### SET PROBLEM
Find each line with the string "this" and report it.

## begin RECORDS FOR THE TASK

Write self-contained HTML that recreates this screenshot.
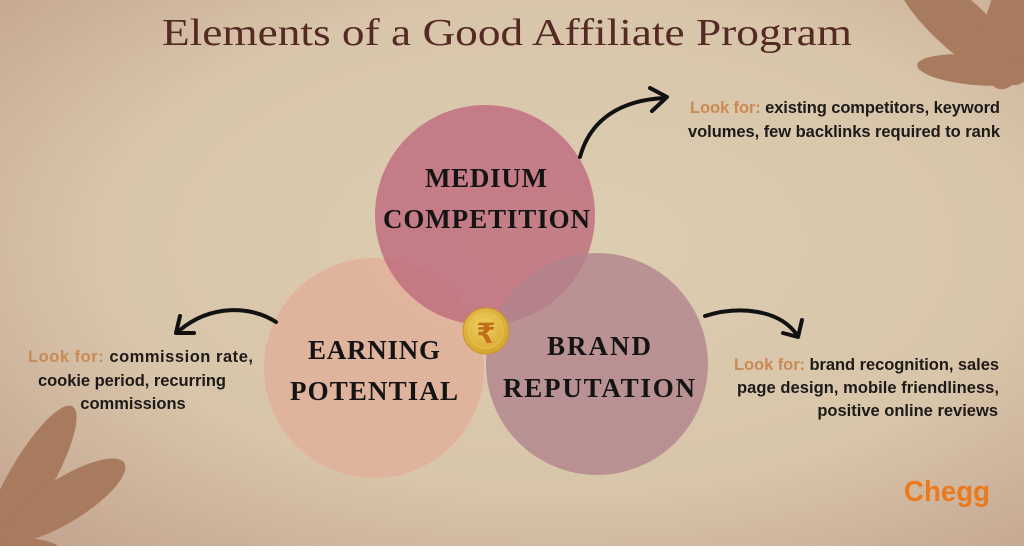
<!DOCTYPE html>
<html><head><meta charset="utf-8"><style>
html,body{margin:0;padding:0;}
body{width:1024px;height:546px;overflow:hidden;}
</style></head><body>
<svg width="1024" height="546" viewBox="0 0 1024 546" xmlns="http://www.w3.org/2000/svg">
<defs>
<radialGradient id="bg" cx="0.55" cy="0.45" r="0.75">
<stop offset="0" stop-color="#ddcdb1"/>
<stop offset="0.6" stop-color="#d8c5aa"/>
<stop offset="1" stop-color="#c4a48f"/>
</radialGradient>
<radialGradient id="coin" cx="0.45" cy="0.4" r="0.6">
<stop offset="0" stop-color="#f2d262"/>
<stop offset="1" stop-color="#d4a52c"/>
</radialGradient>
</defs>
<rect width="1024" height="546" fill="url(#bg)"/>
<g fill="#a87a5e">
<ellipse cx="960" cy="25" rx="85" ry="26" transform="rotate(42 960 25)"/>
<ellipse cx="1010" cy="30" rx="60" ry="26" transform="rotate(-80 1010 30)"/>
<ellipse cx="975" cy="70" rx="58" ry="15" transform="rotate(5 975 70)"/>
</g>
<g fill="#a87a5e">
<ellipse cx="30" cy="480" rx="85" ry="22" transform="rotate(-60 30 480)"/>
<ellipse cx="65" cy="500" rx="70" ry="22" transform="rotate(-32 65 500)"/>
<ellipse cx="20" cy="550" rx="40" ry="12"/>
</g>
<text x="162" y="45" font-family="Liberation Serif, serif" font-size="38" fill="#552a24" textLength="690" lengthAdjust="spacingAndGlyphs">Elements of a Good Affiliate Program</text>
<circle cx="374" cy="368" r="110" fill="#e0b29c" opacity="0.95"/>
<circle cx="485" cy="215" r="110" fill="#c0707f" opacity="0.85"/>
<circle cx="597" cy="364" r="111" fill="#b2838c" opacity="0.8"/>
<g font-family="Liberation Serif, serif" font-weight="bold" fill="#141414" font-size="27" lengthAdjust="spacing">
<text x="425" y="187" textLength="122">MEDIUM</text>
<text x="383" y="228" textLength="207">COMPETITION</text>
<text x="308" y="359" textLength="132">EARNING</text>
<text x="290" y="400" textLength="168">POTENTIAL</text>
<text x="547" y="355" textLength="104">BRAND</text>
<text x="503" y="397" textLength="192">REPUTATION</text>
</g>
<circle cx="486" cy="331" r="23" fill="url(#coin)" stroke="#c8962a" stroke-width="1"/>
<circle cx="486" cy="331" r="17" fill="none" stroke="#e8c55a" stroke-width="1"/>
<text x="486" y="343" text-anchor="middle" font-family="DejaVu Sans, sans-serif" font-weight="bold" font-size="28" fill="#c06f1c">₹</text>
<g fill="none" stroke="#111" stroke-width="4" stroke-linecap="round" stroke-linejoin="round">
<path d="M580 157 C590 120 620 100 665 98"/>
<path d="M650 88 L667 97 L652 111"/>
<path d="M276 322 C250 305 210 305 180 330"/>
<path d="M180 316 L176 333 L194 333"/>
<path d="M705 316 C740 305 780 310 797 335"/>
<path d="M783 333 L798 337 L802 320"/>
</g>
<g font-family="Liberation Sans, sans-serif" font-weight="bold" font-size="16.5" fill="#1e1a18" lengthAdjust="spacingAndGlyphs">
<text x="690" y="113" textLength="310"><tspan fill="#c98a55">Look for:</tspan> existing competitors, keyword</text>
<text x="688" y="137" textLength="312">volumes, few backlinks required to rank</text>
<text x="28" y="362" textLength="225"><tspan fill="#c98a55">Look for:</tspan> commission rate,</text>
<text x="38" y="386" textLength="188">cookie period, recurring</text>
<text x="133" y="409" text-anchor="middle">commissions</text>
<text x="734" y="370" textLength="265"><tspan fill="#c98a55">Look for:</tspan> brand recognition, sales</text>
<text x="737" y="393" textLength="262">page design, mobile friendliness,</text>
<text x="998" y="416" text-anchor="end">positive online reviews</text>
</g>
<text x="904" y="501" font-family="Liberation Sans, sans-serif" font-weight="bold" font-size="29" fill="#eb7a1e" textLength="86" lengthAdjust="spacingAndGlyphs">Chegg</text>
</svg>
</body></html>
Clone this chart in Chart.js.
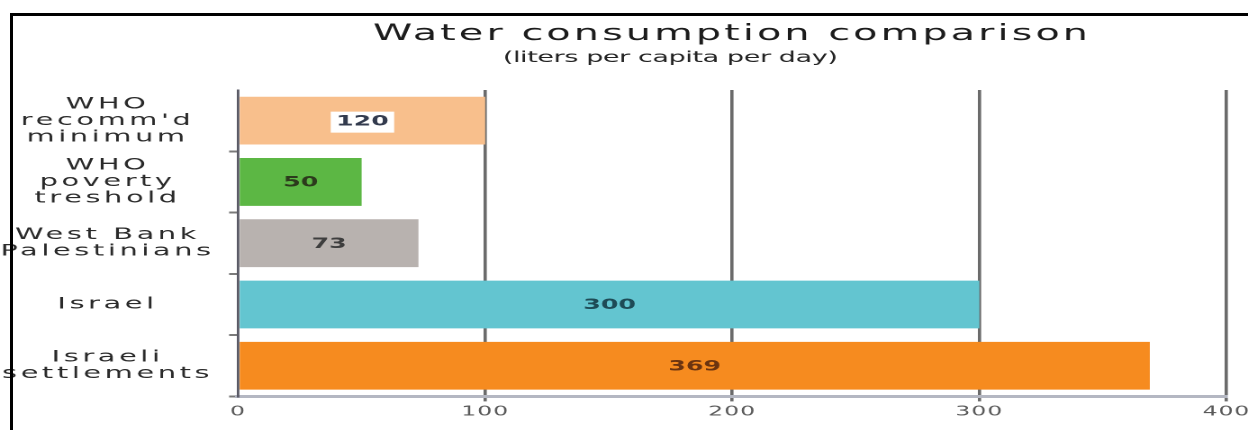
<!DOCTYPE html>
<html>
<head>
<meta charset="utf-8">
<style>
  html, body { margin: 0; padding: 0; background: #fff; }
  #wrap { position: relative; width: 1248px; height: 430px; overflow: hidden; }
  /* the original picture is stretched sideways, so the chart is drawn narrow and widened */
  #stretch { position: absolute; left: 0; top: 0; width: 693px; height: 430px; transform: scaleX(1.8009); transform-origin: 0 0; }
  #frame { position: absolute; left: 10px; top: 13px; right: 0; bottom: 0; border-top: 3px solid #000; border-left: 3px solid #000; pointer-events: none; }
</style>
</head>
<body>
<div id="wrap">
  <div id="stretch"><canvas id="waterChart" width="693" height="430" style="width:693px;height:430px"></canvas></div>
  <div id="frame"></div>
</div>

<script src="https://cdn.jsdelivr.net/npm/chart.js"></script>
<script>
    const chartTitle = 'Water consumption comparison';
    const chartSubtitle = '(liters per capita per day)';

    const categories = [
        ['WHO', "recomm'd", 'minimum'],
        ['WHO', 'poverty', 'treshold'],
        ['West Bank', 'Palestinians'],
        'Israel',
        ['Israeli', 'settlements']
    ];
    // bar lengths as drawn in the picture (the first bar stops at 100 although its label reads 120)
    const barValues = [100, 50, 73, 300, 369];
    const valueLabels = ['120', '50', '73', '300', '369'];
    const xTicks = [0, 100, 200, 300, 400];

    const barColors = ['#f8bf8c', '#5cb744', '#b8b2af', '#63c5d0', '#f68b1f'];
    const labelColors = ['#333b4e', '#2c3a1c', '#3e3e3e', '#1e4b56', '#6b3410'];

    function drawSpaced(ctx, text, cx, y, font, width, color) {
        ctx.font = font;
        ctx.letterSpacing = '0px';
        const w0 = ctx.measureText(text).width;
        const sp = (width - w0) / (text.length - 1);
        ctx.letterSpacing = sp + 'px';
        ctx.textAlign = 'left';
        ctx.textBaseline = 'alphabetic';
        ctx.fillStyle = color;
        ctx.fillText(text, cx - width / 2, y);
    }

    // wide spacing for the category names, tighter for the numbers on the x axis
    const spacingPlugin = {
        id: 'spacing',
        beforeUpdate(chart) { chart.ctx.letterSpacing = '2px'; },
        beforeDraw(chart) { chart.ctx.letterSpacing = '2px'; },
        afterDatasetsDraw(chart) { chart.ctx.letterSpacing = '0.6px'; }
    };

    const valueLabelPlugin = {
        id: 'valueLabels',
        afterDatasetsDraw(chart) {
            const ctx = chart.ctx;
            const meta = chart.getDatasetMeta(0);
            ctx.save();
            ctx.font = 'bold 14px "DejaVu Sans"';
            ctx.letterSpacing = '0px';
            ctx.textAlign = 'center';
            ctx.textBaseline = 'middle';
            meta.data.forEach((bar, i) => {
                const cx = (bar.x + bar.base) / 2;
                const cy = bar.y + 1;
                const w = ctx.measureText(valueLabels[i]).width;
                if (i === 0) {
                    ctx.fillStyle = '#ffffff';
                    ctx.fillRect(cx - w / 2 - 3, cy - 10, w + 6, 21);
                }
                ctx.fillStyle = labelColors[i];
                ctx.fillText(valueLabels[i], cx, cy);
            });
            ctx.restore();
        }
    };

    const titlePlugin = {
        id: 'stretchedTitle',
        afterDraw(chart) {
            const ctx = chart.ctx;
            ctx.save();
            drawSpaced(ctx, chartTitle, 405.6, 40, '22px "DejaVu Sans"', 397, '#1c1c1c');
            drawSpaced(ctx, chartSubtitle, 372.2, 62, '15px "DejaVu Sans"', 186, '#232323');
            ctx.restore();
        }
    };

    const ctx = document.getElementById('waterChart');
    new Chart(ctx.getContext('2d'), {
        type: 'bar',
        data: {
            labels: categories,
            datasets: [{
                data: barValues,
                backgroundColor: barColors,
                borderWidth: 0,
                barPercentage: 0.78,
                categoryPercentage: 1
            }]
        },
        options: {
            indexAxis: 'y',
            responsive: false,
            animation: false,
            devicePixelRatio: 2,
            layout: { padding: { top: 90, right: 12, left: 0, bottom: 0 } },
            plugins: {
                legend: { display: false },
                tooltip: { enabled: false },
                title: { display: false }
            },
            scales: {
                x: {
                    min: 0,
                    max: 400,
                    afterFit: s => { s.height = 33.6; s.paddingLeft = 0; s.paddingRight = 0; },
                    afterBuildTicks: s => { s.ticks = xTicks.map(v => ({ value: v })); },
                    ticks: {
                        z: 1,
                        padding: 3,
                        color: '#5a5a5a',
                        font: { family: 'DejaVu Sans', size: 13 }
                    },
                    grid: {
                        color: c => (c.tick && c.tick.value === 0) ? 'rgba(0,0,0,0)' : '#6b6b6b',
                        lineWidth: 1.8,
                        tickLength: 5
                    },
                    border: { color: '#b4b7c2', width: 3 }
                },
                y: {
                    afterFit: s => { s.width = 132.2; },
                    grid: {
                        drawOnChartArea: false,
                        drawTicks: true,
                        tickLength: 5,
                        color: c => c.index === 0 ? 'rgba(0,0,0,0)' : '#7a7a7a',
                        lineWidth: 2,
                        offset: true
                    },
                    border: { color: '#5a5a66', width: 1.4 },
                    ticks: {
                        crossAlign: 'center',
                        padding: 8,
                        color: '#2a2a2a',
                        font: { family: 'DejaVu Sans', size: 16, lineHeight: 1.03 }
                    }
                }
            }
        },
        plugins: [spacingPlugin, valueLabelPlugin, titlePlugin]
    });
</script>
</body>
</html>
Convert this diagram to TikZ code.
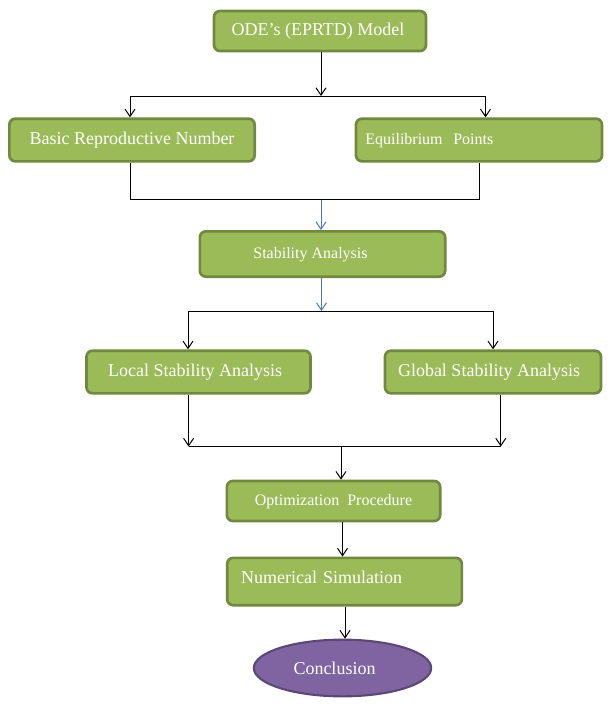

## end RECORDS FOR THE TASK

### TASK OUTPUT
Write self-contained HTML that recreates this screenshot.
Clone this chart in Chart.js.
Convert this diagram to TikZ code.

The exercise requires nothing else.